THREE MONTHS ENDED MARCH 31, 2000 VERSUS
THREE MONTHS ENDED MARCH 31, 1999
Net income for the second quarter of fiscal 2000 was $41 million ($0.57 per
diluted common share), compared to $33 million ($0.45 per diluted common share)
in the same quarter a year ago. Included in last year's results was a $0.04 per
diluted share gain from the sale of investments in equity securities. Strong
volumes and an economic recovery in some overseas markets increased sales 23% to
$534 million from $435 million last year. Operating profit increased $19 million
to $78 million from $59 million for the second quarter. Increased volumes in all
businesses, improved prices in the Company's Liquified Natural Gas (LNG)
business, and significant cost reductions more than offset the effects of higher
carbon black feedstock costs and a stronger U.S. dollar.
Sales for the Chemical Businesses increased 10% to $333 million from $304
million last year. Higher volumes and selling prices increased sales 8% and 6%,
respectively. Negative effects of a stronger U.S. dollar, primarily due to a
weakening Euro, reduced sales by 4%. Operating profit increased 7% to $49
million.
The Chemical Businesses consist of the carbon black, fumed silica and inkjet
colorants businesses. In the past, the plastics business was organized as a
separate business unit and its results were separately reported within the
Chemical Businesses. The plastics business primarily sells carbon black to the
plastics industry, either in the form of dry carbon black or pre-dispersed
masterbatch, therefore the Company has elected to integrate plastics results
within carbon black.
For the second quarter of fiscal 2000, carbon black sales increased 13%. Higher
volumes and modest price increases were partially offset by negative effects of
a stronger U.S. dollar. Volumes in the Company's carbon black business were very
strong. Record sales volumes were achieved in North and South America with a
marked improvement in Asia Pacific. Volumes improved 18% this quarter versus the
second quarter of last year. Carbon black also benefited from cost reductions in
selling and administrative, conversion and research and development costs, which
caused an $18 million improvement in operating profit. Significant increases in
oil prices, however, caused average feedstock costs to increase approximately
45%, or $32 million in the second quarter of fiscal 2000 versus the second
quarter last year. Carbon black has not been able to fully recover the lost
margin resulting from increases in its feedstock costs.
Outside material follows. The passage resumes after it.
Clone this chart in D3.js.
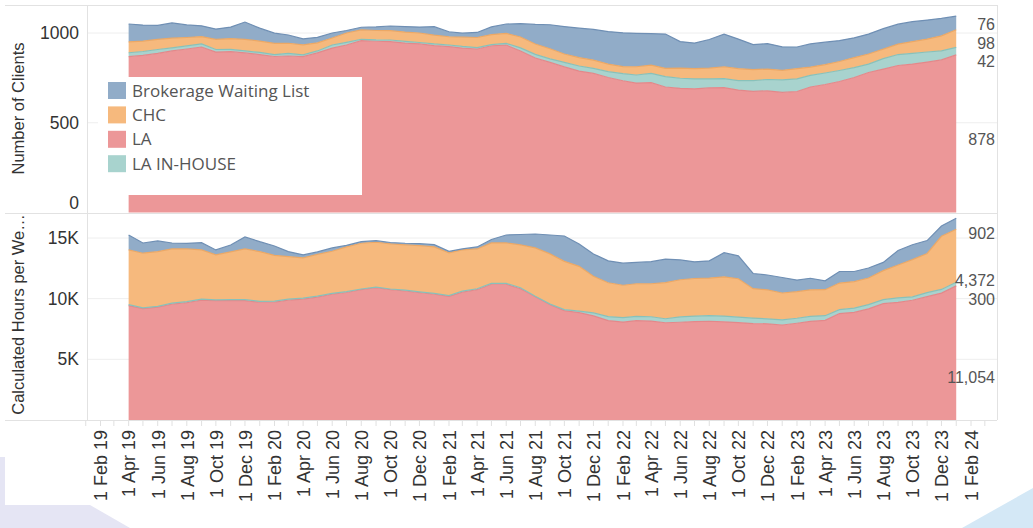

Overall, operating
profit improved 41%.
Fumed silica sales increased 11% on 13% greater volumes. Volume improvements,
driven mainly by increased sales to Dow Corning, were offset by increased
operating costs related to the Company's new fumed silica plant in Midland,
Michigan, resulting in $2 million of lower operating profit compared with last
year's second quarter.
The Company's inkjet colorants business reported slightly improved operating
profit in the form of reduced losses.
Performance Materials sales were $54 million in the second quarter of fiscal
2000 compared with $36 million in 1999. Operating profit improved dramatically
from an unusually low base largely due to a surge in demand for tantalum
capacitors from the wireless telecommunications and electronics industries.
Specialty Fluids sales in the second quarter were $6 million versus $3 million
last year. This business focuses on commercializing cesium formate drilling and
completion fluids for oil and gas wells; however, sales to date have been
generated primarily from the production and sale of spodumene and tantalum.
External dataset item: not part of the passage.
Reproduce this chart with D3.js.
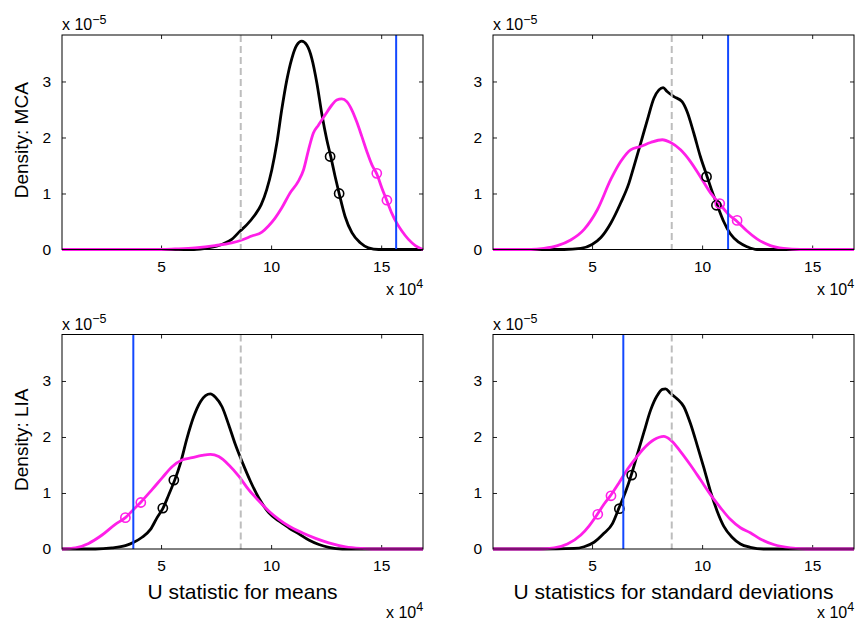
<!DOCTYPE html>
<html>
<head>
<meta charset="utf-8">
<script src="https://cdn.jsdelivr.net/npm/d3@7"></script>
<style>
  body { margin: 0; background: #fff; }
  svg text { font-family: "Liberation Sans", Arial, Helvetica, sans-serif; fill: #000; }
</style>
</head>
<body>
<script>
// values are in units of 1e4 (x) and 1e-5 (y)

var xTicks = [5, 10, 15]
var yTicks = [0, 1, 2, 3]
var xRange = [0.5, 16.9]
var yRange = [0, 3.83]

var yLabels = ['Density: MCA', 'Density: LIA']
var xLabels = ['U statistic for means', 'U statistics for standard deviations']

// null value (gray dashed) and observed value (blue) per panel
var nullValue = [8.62, 8.62, 8.62, 8.62]
var observed = [15.68, 11.18, 3.74, 6.42]

// MCA, means
var mcaMeanBlack = [[0.5,0],[6.5,0],[7.15,0.03],[7.76,0.09],[8.21,0.18],[8.59,0.33],[8.89,0.44],[9.27,0.62],[9.55,0.8],
  [9.8,1.07],[10.03,1.42],[10.26,1.9],[10.48,2.49],[10.71,3.02],[10.94,3.41],[11.17,3.65],[11.39,3.72],
  [11.62,3.65],[11.85,3.41],[12.08,2.97],[12.3,2.43],[12.53,1.96],[12.71,1.66],[12.91,1.3],[13.09,1.0],
  [13.36,0.59],[13.67,0.3],[14.05,0.12],[14.42,0.03],[14.88,0],[16.9,0]]
var mcaMeanPink = [[0.5,0],[5,0],[5.64,0.01],[6.55,0.03],[7.45,0.07],[8.21,0.12],[8.67,0.17],[9.12,0.24],[9.58,0.31],
  [9.88,0.42],[10.18,0.56],[10.48,0.74],[10.86,1.01],[11.24,1.22],[11.47,1.42],[11.7,1.78],[11.92,2.08],
  [12.15,2.22],[12.45,2.4],[12.76,2.58],[12.98,2.67],[13.21,2.69],[13.44,2.64],[13.67,2.49],[13.89,2.28],
  [14.12,2.02],[14.35,1.75],[14.58,1.51],[14.8,1.35],[15.03,1.1],[15.26,0.87],[15.48,0.65],[15.71,0.47],
  [15.94,0.33],[16.24,0.18],[16.55,0.07],[16.9,0]]
var mcaMeanBlackPts = [[12.68,1.66],[13.09,1.0]]
var mcaMeanPinkPts = [[14.8,1.36],[15.26,0.88]]

// MCA, standard deviations
var mcaSdBlack = [[0.5,0],[3.73,0],[4.49,0.02],[5.0,0.09],[5.39,0.21],[5.85,0.47],[6.3,0.83],[6.68,1.19],[6.9,1.48],
  [7.21,1.9],[7.51,2.31],[7.81,2.7],[8.04,2.85],[8.23,2.89],[8.41,2.82],[8.72,2.73],[9.09,2.64],[9.32,2.46],
  [9.62,2.08],[9.92,1.66],[10.23,1.3],[10.45,1.04],[10.68,0.8],[10.98,0.5],[11.28,0.28],[11.66,0.13],
  [12.04,0.05],[12.49,0],[16.9,0]]
var mcaSdPink = [[0.5,0],[2.22,0],[2.82,0.02],[3.43,0.07],[4.03,0.17],[4.64,0.36],[5.24,0.71],[5.85,1.25],[6.3,1.57],
  [6.75,1.78],[7.21,1.84],[7.66,1.91],[8.19,1.96],[8.57,1.91],[9.02,1.78],[9.47,1.57],[9.92,1.3],[10.38,1.01],
  [10.79,0.82],[11.21,0.62],[11.59,0.5],[12.04,0.33],[12.49,0.19],[13.1,0.07],[13.7,0.02],[14.46,0],[16.9,0]]
var mcaSdBlackPts = [[10.2,1.3],[10.65,0.79]]
var mcaSdPinkPts = [[10.8,0.82],[11.59,0.52]]

// LIA, means
var liaMeanBlack = [[0.5,0],[2.02,0],[2.77,0.02],[3.38,0.06],[3.76,0.12],[4.14,0.21],[4.52,0.35],[4.82,0.56],[5.09,0.73],
  [5.35,0.97],[5.62,1.23],[5.88,1.53],[6.18,1.98],[6.48,2.36],[6.79,2.63],[7.02,2.74],[7.24,2.77],[7.47,2.71],
  [7.77,2.54],[8.08,2.21],[8.38,1.86],[8.68,1.56],[9.06,1.21],[9.44,0.91],[9.89,0.65],[10.35,0.5],[10.8,0.38],
  [11.26,0.27],[11.71,0.16],[12.17,0.08],[12.62,0.03],[13.23,0],[16.9,0]]
var liaMeanPink = [[0.5,0],[1.11,0.02],[1.71,0.1],[2.32,0.25],[2.92,0.44],[3.38,0.56],[3.76,0.71],[4.09,0.84],[4.59,1.06],
  [5.05,1.27],[5.5,1.47],[5.95,1.59],[6.41,1.63],[6.86,1.67],[7.24,1.69],[7.62,1.65],[8.08,1.5],[8.53,1.3],
  [8.98,1.06],[9.44,0.86],[9.89,0.68],[10.35,0.53],[10.8,0.41],[11.41,0.29],[12.02,0.19],[12.62,0.11],
  [13.38,0.04],[14.14,0.01],[14.6,0],[16.9,0]]
var liaMeanBlackPts = [[5.08,0.73],[5.58,1.23]]
var liaMeanPinkPts = [[3.38,0.56],[4.08,0.83]]

// LIA, standard deviations
var liaSdBlack = [[0.5,0],[2.67,0],[4.18,0.01],[4.64,0.04],[5.09,0.12],[5.54,0.28],[5.92,0.45],[6.22,0.73],[6.53,1.03],
  [6.78,1.32],[7.05,1.68],[7.36,2.09],[7.66,2.48],[7.96,2.74],[8.19,2.85],[8.34,2.86],[8.56,2.78],[8.87,2.68],
  [9.17,2.54],[9.47,2.24],[9.77,1.86],[10.08,1.45],[10.38,1.03],[10.68,0.68],[10.98,0.41],[11.36,0.21],
  [11.74,0.09],[12.19,0.03],[12.79,0],[16.9,0]]
var liaSdPink = [[0.5,0],[2.67,0],[3.28,0.02],[3.88,0.09],[4.49,0.25],[4.86,0.41],[5.24,0.62],[5.54,0.8],[5.85,0.96],
  [6.22,1.18],[6.6,1.42],[6.98,1.62],[7.36,1.8],[7.81,1.95],[8.26,2.01],[8.56,1.95],[9.02,1.74],[9.47,1.5],
  [9.92,1.24],[10.38,0.97],[10.83,0.74],[11.28,0.53],[11.74,0.38],[12.19,0.29],[12.64,0.18],[13.25,0.08],
  [14.0,0.02],[14.76,0],[16.9,0]]
var liaSdBlackPts = [[6.24,0.72],[6.8,1.32]]
var liaSdPinkPts = [[5.26,0.62],[5.86,0.95]]


// panel table built from the arrays above
var panels = [
  {black: mcaMeanBlack, pink: mcaMeanPink, blackPts: mcaMeanBlackPts, pinkPts: mcaMeanPinkPts, row: 0, col: 0},
  {black: mcaSdBlack, pink: mcaSdPink, blackPts: mcaSdBlackPts, pinkPts: mcaSdPinkPts, row: 0, col: 1},
  {black: liaMeanBlack, pink: liaMeanPink, blackPts: liaMeanBlackPts, pinkPts: liaMeanPinkPts, row: 1, col: 0},
  {black: liaSdBlack, pink: liaSdPink, blackPts: liaSdBlackPts, pinkPts: liaSdPinkPts, row: 1, col: 1}
]

var pink = '#ff1fe8',
    blue = '#1348ff',
    gray = '#bdbdbd'

var lefts = [62, 493],
    tops = [35, 334.5],
    width = 361,
    height = 214.5

var svg = d3.select('body').append('svg')
  .attr('width', 860)
  .attr('height', 619)

var xScale = d3.scaleLinear().domain(xRange).range([0, width])
var yScale = d3.scaleLinear().domain(yRange).range([height, 0])

var lineGenerator = d3.line()
  .x(function(d) { return xScale(d[0]) })
  .y(function(d) { return yScale(d[1]) })
  .curve(d3.curveMonotoneX)

panels.forEach(function(p, i) {
  var g = svg.append('g')
    .attr('transform', 'translate(' + lefts[p.col] + ',' + tops[p.row] + ')')

  // ticks on all four sides, pointing inward
  g.append('g')
    .attr('transform', 'translate(0,' + height + ')')
    .call(d3.axisBottom(xScale).tickValues(xTicks).tickFormat(d3.format('d'))
      .tickSizeInner(-4).tickSizeOuter(0).tickPadding(11))
  g.append('g')
    .call(d3.axisTop(xScale).tickValues(xTicks).tickSizeInner(-4).tickSizeOuter(0).tickFormat(''))
  g.append('g')
    .call(d3.axisLeft(yScale).tickValues(yTicks).tickFormat(d3.format('d'))
      .tickSizeInner(-4).tickSizeOuter(0).tickPadding(11))
  g.append('g')
    .attr('transform', 'translate(' + width + ',0)')
    .call(d3.axisRight(yScale).tickValues(yTicks).tickSizeInner(-4).tickSizeOuter(0).tickFormat(''))

  g.selectAll('.domain').remove()
  g.selectAll('.tick line').attr('stroke', '#222')
  g.selectAll('.tick text')
    .attr('font-size', 15.5)

  // curves
  g.append('path')
    .datum(p.black)
    .attr('fill', 'none')
    .attr('stroke', '#000')
    .attr('stroke-width', 2.8)
    .attr('stroke-linejoin', 'round')
    .attr('d', lineGenerator)

  g.append('path')
    .datum(p.pink)
    .attr('fill', 'none')
    .attr('stroke', pink)
    .attr('stroke-width', 2.8)
    .attr('stroke-linejoin', 'round')
    .attr('d', lineGenerator)

  g.selectAll('.bpt')
    .data(p.blackPts)
    .enter().append('circle')
    .attr('cx', function(d) { return xScale(d[0]) })
    .attr('cy', function(d) { return yScale(d[1]) })
    .attr('r', 4.6)
    .attr('fill', 'none')
    .attr('stroke', '#000')
    .attr('stroke-width', 1.6)

  g.selectAll('.ppt')
    .data(p.pinkPts)
    .enter().append('circle')
    .attr('cx', function(d) { return xScale(d[0]) })
    .attr('cy', function(d) { return yScale(d[1]) })
    .attr('r', 4.6)
    .attr('fill', 'none')
    .attr('stroke', pink)
    .attr('stroke-width', 1.6)

  // reference lines
  g.append('line')
    .attr('x1', xScale(nullValue[i])).attr('x2', xScale(nullValue[i]))
    .attr('y1', 0).attr('y2', height)
    .attr('stroke', gray)
    .attr('stroke-width', 2)
    .attr('stroke-dasharray', '7,4')

  g.append('line')
    .attr('x1', xScale(observed[i])).attr('x2', xScale(observed[i]))
    .attr('y1', 0).attr('y2', height)
    .attr('stroke', blue)
    .attr('stroke-width', 2)

  // box
  g.append('rect')
    .attr('x', 0).attr('y', 0)
    .attr('width', width).attr('height', height)
    .attr('fill', 'none')
    .attr('stroke', '#000')
    .attr('stroke-width', 1)

  // exponent labels
  var ey = g.append('text')
    .attr('x', 0).attr('y', -5)
    .attr('font-size', 16)
    .text('x 10')
  ey.append('tspan')
    .attr('dy', -6.5)
    .attr('font-size', 12.5)
    .text('\u22125')

  var ex = g.append('text')
    .attr('x', width - 37).attr('y', p.row === 0 ? height + 45 : height + 68.5)
    .attr('font-size', 16)
    .text('x 10')
  ex.append('tspan')
    .attr('dy', -6.5)
    .attr('font-size', 12.5)
    .text('4')

  if (p.col === 0) {
    g.append('text')
      .attr('transform', 'translate(' + (28 - lefts[0]) + ',' + (height / 2 - 2) + ') rotate(-90)')
      .attr('text-anchor', 'middle')
      .attr('font-size', 19)
      .text(yLabels[p.row])
  }
  if (p.row === 1) {
    g.append('text')
      .attr('x', width / 2)
      .attr('y', height + 50)
      .attr('text-anchor', 'middle')
      .attr('font-size', 21)
      .text(xLabels[p.col])
  }
})
</script>
</body>
</html>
During the current quarter, cesium formate was used successfully in an
additional four North Sea completion operations.
19
<PAGE> 20
CABOT CORPORATION
MANAGEMENT'S DISCUSSION AND ANALYSIS OF FINANCIAL CONDITION AND RESULTS OF
OPERATIONS, CONTINUED
Inventory levels have dropped to a point which has facilitated restarting the
plant in Manitoba, Canada in April, 2000. Production was suspended in the fourth
quarter of fiscal 1999 because of the large inventory build up for initial
testing. Cesium formate reported an operating loss of $1 million in the second
quarter of fiscal 2000.
Cabot Microelectronics Corporation (CCMP) sales increased 81% to $38 million
from $21 million last year due to greater volume and improved mix. Sales from
new products introduced in the last three years grew to over 50% of total sales
for the quarter. Operating profit increased to $10 million. On April 4, 2000, an
initial public offering of CCMP shares was made for approximately 19.5% of
CCMP's outstanding shares. CCMP raised approximately $83 million (net of
estimated expenses) in proceeds from the IPO. Cabot Corporation (Cabot) received
an aggregate of $81 million in dividends from CCMP. Cabot used the dividends to
repay short-term debt. Cabot received a private letter ruling from the IRS
indicating that a spin-off of Cabot's remaining stake in CCMP (80.5%) to Cabot
shareholders would be tax-free.
Sales for Liquefied Natural Gas (LNG) were $121 million in the second quarter
compared with $88 million last year. Operating profit increased to $12 million
from $6 million last year. Improved pricing was the key driver of improved
profitability as slightly higher volumes contributed incrementally to improved
earnings. In addition, the LNG business benefited from a dividend paid by its
Trinidad joint venture.
Research and technical service spending was $15 million for the second quarter,
down 21% from $19 million in the second quarter of last year. The decrease
reflected reduced spending in Performance Materials and the Chemical Businesses.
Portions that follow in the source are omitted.